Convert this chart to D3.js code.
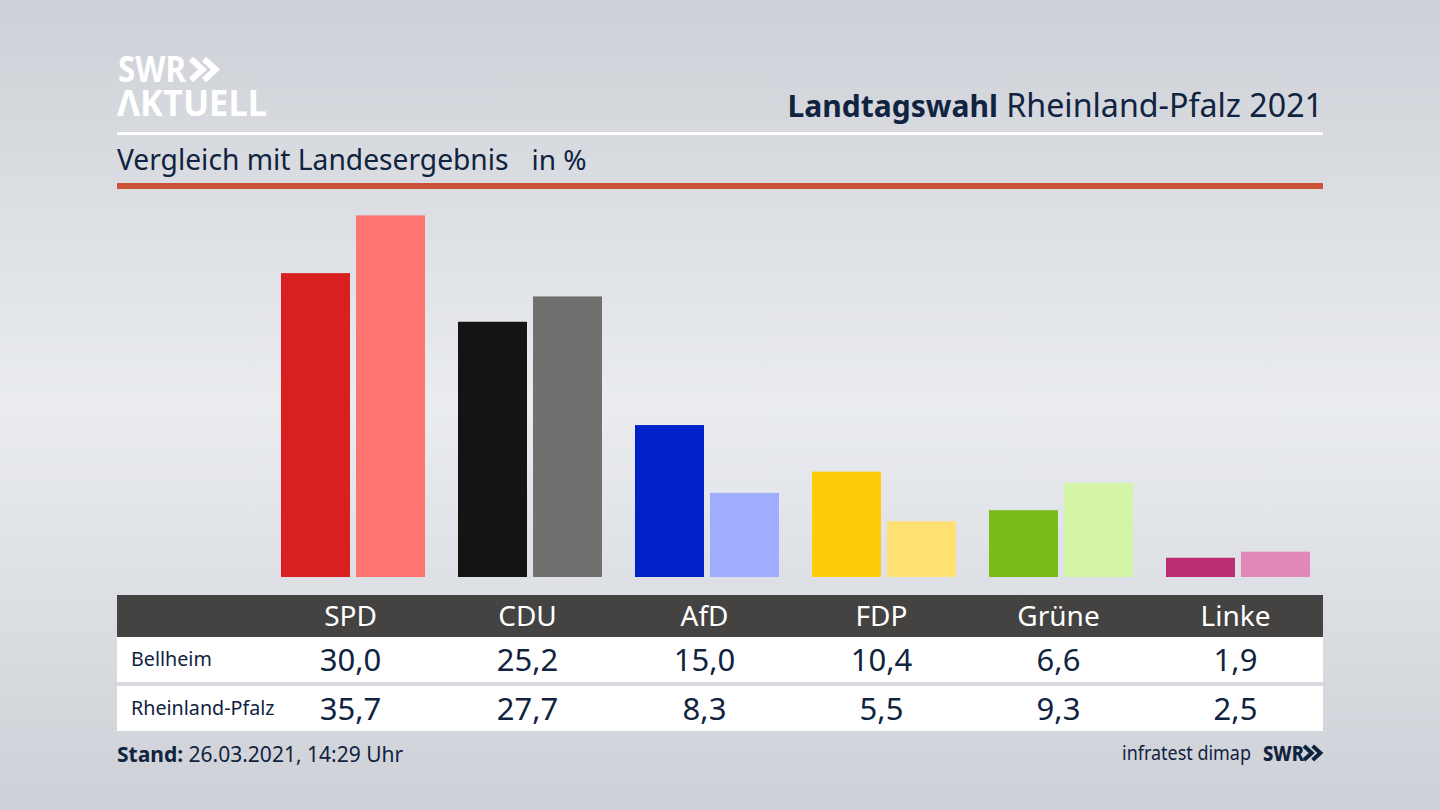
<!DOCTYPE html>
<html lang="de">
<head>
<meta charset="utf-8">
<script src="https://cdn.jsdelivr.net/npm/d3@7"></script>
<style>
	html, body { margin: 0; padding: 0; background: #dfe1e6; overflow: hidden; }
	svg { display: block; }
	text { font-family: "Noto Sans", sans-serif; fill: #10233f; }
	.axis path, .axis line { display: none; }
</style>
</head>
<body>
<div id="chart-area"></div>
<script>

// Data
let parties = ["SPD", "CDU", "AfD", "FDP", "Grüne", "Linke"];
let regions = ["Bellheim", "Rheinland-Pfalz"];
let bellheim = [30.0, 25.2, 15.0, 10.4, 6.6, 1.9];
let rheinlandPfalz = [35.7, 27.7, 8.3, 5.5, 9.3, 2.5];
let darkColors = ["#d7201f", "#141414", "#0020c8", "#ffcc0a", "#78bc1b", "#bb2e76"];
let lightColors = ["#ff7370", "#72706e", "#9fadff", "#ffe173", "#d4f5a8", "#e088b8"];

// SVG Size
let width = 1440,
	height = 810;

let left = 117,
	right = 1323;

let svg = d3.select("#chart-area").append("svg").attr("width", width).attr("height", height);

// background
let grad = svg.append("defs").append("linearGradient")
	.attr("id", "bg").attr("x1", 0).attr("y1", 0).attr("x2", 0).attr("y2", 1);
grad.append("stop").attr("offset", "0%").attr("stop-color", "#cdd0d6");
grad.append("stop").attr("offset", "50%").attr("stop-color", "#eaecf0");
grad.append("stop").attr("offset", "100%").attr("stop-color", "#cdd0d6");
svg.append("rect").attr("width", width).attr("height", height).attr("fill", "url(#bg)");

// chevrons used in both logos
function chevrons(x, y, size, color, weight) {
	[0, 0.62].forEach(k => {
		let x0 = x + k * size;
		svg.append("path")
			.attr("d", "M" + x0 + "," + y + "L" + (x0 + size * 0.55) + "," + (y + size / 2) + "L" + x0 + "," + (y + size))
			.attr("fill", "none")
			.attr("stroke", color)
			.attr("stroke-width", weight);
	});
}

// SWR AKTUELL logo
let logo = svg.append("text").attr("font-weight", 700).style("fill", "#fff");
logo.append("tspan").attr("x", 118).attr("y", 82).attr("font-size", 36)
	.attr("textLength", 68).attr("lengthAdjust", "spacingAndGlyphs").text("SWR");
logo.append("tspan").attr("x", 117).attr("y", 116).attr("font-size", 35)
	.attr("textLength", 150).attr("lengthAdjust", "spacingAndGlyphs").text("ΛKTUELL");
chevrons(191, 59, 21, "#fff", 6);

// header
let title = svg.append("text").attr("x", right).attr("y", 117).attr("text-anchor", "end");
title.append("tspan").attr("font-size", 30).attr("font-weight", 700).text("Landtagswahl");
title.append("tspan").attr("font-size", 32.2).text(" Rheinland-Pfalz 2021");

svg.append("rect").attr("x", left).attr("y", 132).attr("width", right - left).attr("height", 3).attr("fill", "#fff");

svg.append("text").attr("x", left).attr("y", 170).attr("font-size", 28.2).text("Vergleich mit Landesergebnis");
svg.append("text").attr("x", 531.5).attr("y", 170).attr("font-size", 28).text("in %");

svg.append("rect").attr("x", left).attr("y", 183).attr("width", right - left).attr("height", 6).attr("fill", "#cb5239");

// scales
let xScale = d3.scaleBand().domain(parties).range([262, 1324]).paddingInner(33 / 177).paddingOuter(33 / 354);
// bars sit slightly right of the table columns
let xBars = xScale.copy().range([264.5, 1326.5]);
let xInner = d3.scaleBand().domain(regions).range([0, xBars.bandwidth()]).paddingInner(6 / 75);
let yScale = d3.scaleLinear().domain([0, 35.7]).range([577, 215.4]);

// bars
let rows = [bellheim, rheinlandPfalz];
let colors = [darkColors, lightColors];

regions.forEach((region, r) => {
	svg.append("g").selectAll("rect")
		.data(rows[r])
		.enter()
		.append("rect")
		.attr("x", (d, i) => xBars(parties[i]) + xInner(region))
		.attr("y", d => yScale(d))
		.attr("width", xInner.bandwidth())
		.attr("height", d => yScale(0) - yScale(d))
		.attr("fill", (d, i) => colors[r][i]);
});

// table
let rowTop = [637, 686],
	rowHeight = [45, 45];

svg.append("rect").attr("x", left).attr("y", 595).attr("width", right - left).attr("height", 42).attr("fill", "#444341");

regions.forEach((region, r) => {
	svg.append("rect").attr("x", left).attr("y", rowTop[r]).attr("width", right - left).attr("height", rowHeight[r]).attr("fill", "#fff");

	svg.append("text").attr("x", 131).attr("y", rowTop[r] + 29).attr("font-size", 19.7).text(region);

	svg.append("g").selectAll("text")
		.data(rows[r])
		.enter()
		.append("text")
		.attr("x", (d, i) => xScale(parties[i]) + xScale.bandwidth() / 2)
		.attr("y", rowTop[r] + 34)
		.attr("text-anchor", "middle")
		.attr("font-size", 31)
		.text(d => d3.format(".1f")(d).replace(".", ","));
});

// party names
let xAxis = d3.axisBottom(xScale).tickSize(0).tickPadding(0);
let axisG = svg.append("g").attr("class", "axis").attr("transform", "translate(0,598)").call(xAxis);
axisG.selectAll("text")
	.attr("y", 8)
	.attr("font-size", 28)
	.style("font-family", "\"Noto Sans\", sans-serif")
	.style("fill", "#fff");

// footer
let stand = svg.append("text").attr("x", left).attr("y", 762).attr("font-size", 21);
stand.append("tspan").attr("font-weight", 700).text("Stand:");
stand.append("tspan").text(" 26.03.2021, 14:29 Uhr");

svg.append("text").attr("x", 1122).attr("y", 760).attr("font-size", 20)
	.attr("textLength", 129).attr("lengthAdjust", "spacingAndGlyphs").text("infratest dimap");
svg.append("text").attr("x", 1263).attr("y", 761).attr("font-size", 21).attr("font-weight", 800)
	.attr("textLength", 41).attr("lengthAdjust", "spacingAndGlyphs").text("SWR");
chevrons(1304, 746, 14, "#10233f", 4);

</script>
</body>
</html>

-=-=-=-=-

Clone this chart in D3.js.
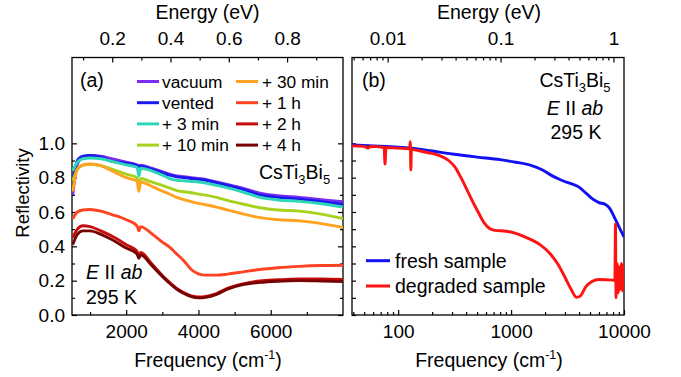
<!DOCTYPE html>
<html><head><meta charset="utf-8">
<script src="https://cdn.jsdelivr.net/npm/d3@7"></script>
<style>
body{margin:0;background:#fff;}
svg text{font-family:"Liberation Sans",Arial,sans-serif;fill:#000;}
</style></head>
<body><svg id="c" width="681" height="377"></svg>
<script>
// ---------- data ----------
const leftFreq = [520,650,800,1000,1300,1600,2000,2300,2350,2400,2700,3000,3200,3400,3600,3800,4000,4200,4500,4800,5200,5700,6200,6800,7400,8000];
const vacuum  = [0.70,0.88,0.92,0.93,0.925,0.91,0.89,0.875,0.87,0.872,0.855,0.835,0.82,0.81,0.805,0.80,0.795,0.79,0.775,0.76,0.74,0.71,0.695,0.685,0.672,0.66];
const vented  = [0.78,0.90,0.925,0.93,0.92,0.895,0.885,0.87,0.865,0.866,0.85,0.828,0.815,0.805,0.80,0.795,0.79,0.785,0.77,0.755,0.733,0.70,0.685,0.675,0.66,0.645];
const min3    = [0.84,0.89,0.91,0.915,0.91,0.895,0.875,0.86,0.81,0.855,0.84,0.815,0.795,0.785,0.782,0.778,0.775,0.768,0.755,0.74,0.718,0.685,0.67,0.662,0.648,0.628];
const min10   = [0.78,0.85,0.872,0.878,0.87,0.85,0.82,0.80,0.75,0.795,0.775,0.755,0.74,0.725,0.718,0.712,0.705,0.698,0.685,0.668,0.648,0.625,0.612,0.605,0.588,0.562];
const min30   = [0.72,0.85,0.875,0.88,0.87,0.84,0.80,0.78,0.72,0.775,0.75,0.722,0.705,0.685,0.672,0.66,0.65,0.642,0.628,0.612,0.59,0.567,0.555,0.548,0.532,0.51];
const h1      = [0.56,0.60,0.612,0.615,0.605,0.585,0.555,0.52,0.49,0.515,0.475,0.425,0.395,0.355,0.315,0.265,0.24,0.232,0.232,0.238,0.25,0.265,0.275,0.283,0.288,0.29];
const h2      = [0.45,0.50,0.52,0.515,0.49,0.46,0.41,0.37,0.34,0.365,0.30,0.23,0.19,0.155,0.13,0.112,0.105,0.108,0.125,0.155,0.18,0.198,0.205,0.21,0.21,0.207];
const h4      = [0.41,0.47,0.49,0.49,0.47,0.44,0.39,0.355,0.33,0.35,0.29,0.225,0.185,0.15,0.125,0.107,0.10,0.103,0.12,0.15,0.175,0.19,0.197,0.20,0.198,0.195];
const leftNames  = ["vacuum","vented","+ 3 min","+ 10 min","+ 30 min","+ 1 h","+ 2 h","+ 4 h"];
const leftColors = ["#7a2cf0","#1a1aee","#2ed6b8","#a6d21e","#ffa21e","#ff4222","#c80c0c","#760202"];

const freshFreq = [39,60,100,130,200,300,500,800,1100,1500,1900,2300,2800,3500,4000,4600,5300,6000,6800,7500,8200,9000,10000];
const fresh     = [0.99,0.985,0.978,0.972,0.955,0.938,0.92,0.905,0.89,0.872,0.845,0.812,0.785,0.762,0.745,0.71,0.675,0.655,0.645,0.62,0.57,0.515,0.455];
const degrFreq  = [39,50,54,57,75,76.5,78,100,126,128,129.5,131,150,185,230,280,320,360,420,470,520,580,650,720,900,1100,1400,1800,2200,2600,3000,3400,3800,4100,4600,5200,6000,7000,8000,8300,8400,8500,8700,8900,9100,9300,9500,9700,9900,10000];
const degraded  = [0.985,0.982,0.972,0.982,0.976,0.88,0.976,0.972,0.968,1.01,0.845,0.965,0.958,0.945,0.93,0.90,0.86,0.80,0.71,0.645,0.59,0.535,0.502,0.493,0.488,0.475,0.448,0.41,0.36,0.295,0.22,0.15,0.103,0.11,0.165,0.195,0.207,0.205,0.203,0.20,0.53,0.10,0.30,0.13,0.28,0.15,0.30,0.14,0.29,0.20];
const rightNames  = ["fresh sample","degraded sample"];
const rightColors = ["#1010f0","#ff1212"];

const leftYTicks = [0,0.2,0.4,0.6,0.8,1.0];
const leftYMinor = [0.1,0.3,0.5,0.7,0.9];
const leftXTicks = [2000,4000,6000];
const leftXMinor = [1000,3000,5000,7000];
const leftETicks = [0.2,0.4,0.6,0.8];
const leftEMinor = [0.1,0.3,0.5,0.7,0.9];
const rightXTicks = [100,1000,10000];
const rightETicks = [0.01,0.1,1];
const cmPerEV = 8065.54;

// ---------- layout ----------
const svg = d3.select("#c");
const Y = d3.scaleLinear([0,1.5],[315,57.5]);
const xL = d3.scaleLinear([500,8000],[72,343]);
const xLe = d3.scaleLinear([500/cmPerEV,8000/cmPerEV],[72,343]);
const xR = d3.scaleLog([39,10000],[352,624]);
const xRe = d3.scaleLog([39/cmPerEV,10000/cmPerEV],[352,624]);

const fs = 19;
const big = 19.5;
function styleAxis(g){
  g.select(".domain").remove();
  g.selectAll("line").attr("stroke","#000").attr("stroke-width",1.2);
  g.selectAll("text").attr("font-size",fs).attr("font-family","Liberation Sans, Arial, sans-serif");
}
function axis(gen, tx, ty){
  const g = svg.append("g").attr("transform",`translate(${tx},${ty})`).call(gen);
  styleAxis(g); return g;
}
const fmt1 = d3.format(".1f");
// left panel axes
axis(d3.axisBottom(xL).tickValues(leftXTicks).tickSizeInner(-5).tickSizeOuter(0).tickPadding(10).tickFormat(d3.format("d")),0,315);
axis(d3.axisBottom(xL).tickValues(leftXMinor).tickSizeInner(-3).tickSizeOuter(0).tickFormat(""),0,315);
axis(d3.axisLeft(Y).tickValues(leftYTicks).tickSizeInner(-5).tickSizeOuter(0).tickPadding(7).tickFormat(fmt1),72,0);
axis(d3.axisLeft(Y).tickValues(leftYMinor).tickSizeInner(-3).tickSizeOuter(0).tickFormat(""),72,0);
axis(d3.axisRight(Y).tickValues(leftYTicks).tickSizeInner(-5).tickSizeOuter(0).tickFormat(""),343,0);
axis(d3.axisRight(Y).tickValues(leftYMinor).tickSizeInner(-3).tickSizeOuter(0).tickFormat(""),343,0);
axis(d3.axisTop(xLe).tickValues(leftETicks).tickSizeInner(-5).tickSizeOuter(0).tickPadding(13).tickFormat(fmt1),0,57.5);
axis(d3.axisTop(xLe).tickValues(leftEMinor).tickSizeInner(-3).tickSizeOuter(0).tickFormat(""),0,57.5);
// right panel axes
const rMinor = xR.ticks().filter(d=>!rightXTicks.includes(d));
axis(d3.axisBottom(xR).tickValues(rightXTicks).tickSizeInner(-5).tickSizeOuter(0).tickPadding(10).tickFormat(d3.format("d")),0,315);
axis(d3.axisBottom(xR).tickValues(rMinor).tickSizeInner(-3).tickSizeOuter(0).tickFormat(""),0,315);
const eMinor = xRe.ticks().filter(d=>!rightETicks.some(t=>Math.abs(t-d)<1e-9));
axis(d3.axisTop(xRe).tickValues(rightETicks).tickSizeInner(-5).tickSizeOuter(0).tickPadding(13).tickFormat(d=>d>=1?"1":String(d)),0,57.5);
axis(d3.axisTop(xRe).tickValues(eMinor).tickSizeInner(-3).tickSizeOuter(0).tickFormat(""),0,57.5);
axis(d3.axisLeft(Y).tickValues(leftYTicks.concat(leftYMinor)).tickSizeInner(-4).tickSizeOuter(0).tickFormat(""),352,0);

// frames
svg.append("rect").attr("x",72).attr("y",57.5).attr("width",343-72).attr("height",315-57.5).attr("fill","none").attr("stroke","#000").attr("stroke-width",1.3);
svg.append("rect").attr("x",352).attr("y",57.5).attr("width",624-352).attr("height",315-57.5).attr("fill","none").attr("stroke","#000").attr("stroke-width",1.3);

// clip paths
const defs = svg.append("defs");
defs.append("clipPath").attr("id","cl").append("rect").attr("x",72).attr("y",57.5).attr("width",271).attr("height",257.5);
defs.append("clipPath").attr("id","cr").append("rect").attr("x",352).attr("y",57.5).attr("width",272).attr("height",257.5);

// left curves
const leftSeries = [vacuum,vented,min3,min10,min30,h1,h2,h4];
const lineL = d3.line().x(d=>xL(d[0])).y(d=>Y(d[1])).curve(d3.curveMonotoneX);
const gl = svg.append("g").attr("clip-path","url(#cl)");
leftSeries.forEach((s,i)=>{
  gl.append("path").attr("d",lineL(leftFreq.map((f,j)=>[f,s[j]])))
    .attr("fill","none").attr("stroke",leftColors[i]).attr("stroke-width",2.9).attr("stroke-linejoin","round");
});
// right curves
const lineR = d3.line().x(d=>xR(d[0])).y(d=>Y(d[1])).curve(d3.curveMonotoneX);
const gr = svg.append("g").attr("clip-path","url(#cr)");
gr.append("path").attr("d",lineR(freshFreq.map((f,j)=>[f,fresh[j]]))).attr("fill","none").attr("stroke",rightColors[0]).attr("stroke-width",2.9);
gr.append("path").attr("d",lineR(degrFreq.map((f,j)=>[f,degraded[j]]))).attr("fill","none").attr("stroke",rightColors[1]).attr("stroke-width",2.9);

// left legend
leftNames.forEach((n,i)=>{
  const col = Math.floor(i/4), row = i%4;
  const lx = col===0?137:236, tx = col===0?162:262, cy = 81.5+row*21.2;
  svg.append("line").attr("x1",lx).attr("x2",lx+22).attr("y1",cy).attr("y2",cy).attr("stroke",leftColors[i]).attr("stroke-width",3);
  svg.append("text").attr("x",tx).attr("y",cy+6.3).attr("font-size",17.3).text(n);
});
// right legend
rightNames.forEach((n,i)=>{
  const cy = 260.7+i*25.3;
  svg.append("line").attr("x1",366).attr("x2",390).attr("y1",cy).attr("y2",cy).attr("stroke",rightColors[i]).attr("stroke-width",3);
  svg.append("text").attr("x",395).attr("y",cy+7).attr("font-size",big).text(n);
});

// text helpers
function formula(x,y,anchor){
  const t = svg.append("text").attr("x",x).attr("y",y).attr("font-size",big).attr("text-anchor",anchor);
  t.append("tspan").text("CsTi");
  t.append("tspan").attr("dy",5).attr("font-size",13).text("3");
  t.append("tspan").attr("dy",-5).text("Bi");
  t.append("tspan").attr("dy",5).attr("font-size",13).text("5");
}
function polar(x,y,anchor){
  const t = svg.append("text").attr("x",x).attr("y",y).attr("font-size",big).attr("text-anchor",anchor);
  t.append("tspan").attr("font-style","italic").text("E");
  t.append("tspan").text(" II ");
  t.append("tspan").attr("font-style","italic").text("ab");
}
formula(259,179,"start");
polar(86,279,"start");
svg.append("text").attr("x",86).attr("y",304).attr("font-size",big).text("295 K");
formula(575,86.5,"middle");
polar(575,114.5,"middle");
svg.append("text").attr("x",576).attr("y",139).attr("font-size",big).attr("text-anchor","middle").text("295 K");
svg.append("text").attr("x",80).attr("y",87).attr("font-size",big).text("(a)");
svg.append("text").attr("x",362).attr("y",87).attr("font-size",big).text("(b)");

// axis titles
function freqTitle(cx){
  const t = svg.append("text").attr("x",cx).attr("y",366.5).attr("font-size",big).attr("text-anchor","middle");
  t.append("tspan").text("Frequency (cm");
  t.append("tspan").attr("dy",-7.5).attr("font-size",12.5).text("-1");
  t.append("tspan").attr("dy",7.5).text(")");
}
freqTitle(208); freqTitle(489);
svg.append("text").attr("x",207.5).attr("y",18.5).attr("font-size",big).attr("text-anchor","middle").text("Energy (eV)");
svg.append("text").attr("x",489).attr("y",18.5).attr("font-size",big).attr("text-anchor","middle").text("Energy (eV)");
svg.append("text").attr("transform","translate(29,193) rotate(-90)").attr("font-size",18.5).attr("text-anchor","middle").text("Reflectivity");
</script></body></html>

-=-=-=-=-

▸ **WRITTEN INSTRUCTION**
Find every line containing the word "this", then give the total and nothing more.

▸ **EXERCISE RESULT**
2